**Supplied data**:
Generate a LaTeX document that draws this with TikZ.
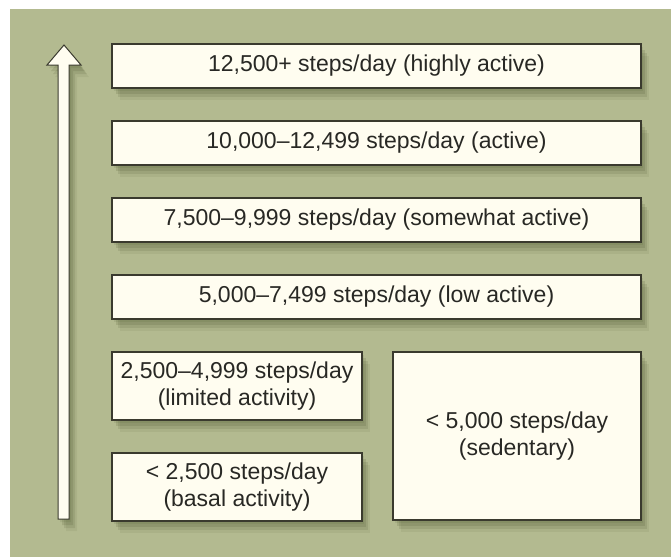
\documentclass[tikz,border=0pt]{standalone}
\usepackage{fontspec}
\setmainfont{Liberation Sans}
\usepackage{xcolor}
\usetikzlibrary{positioning,shadows}

\definecolor{bggreen}{RGB}{179,186,144}
\definecolor{boxcream}{RGB}{255,253,240}
\definecolor{edgegray}{RGB}{58,58,46}
\definecolor{textgray}{RGB}{40,40,36}
\definecolor{shadowolive}{RGB}{60,70,30}

\begin{document}
\begin{tikzpicture}[
    x=1pt, y=-1pt,
    node distance=31.4pt,
    font=\fontsize{23}{27}\selectfont,
    softshadow/.style={
        drop shadow={shadow xshift=2pt, shadow yshift=-3pt, opacity=.10, fill=shadowolive},
        drop shadow={shadow xshift=4pt, shadow yshift=-6pt, opacity=.14, fill=shadowolive},
        drop shadow={shadow xshift=6pt, shadow yshift=-9pt, opacity=.12, fill=shadowolive},
        drop shadow={shadow xshift=8pt, shadow yshift=-12pt, opacity=.07, fill=shadowolive}},
    box/.style={rectangle, draw=edgegray, line width=1.6pt, fill=boxcream, text=textgray,
        align=center, inner sep=0pt, softshadow},
    rowbox/.style={box, minimum width=529pt, minimum height=44pt},
    halfbox/.style={box, minimum width=250pt, minimum height=68pt},
    scalearrow/.style={draw=edgegray, line width=1pt, fill=boxcream, line join=miter, softshadow}
]
    \useasboundingbox (0,0) rectangle (671,557);
    \fill[white] (0,0) rectangle (671,557);
    \fill[bggreen] (10,9) rectangle (671,557);

    \filldraw[scalearrow] (58,519) -- (58,65) -- (47,65) -- (64,45) -- (81,65) -- (69,65) -- (69,519) -- cycle;

    \node[rowbox] (highly) at (376.5,66) {12,500+ steps/day (highly active)};
    \node[rowbox, below=of highly] (active) {10,000–12,499 steps/day (active)};
    \node[rowbox, below=of active] (somewhat) {7,500–9,999 steps/day (somewhat active)};
    \node[rowbox, below=of somewhat] (low) {5,000–7,499 steps/day (low active)};
    \node[halfbox, below=of low.south west, anchor=north west] (limited) {2,500–4,999 steps/day\\(limited activity)};
    \node[halfbox, below=of limited] (basal) {< 2,500 steps/day\\(basal activity)};
    \node[box, minimum width=248pt, minimum height=168pt, below=of low.south east, anchor=north east] (sedentary) {< 5,000 steps/day\\(sedentary)};
\end{tikzpicture}
\end{document}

**The problem**: Output each line exactly; omit every picture.

**Result of this exercise**:
Generate a LaTeX document that draws this with TikZ.
\documentclass[tikz,border=0pt]{standalone}
\usepackage{fontspec}
\setmainfont{Liberation Sans}
\usepackage{xcolor}
\usetikzlibrary{positioning,shadows}

\definecolor{bggreen}{RGB}{179,186,144}
\definecolor{boxcream}{RGB}{255,253,240}
\definecolor{edgegray}{RGB}{58,58,46}
\definecolor{textgray}{RGB}{40,40,36}
\definecolor{shadowolive}{RGB}{60,70,30}

\begin{document}
\begin{tikzpicture}[
    x=1pt, y=-1pt,
    node distance=31.4pt,
    font=\fontsize{23}{27}\selectfont,
    softshadow/.style={
        drop shadow={shadow xshift=2pt, shadow yshift=-3pt, opacity=.10, fill=shadowolive},
        drop shadow={shadow xshift=4pt, shadow yshift=-6pt, opacity=.14, fill=shadowolive},
        drop shadow={shadow xshift=6pt, shadow yshift=-9pt, opacity=.12, fill=shadowolive},
        drop shadow={shadow xshift=8pt, shadow yshift=-12pt, opacity=.07, fill=shadowolive}},
    box/.style={rectangle, draw=edgegray, line width=1.6pt, fill=boxcream, text=textgray,
        align=center, inner sep=0pt, softshadow},
    rowbox/.style={box, minimum width=529pt, minimum height=44pt},
    halfbox/.style={box, minimum width=250pt, minimum height=68pt},
    scalearrow/.style={draw=edgegray, line width=1pt, fill=boxcream, line join=miter, softshadow}
]
    \useasboundingbox (0,0) rectangle (671,557);
    \fill[white] (0,0) rectangle (671,557);
    \fill[bggreen] (10,9) rectangle (671,557);

    \filldraw[scalearrow] (58,519) -- (58,65) -- (47,65) -- (64,45) -- (81,65) -- (69,65) -- (69,519) -- cycle;

    \node[rowbox] (highly) at (376.5,66) {12,500+ steps/day (highly active)};
    \node[rowbox, below=of highly] (active) {10,000–12,499 steps/day (active)};
    \node[rowbox, below=of active] (somewhat) {7,500–9,999 steps/day (somewhat active)};
    \node[rowbox, below=of somewhat] (low) {5,000–7,499 steps/day (low active)};
    \node[halfbox, below=of low.south west, anchor=north west] (limited) {2,500–4,999 steps/day\\(limited activity)};
    \node[halfbox, below=of limited] (basal) {< 2,500 steps/day\\(basal activity)};
    \node[box, minimum width=248pt, minimum height=168pt, below=of low.south east, anchor=north east] (sedentary) {< 5,000 steps/day\\(sedentary)};
\end{tikzpicture}
\end{document}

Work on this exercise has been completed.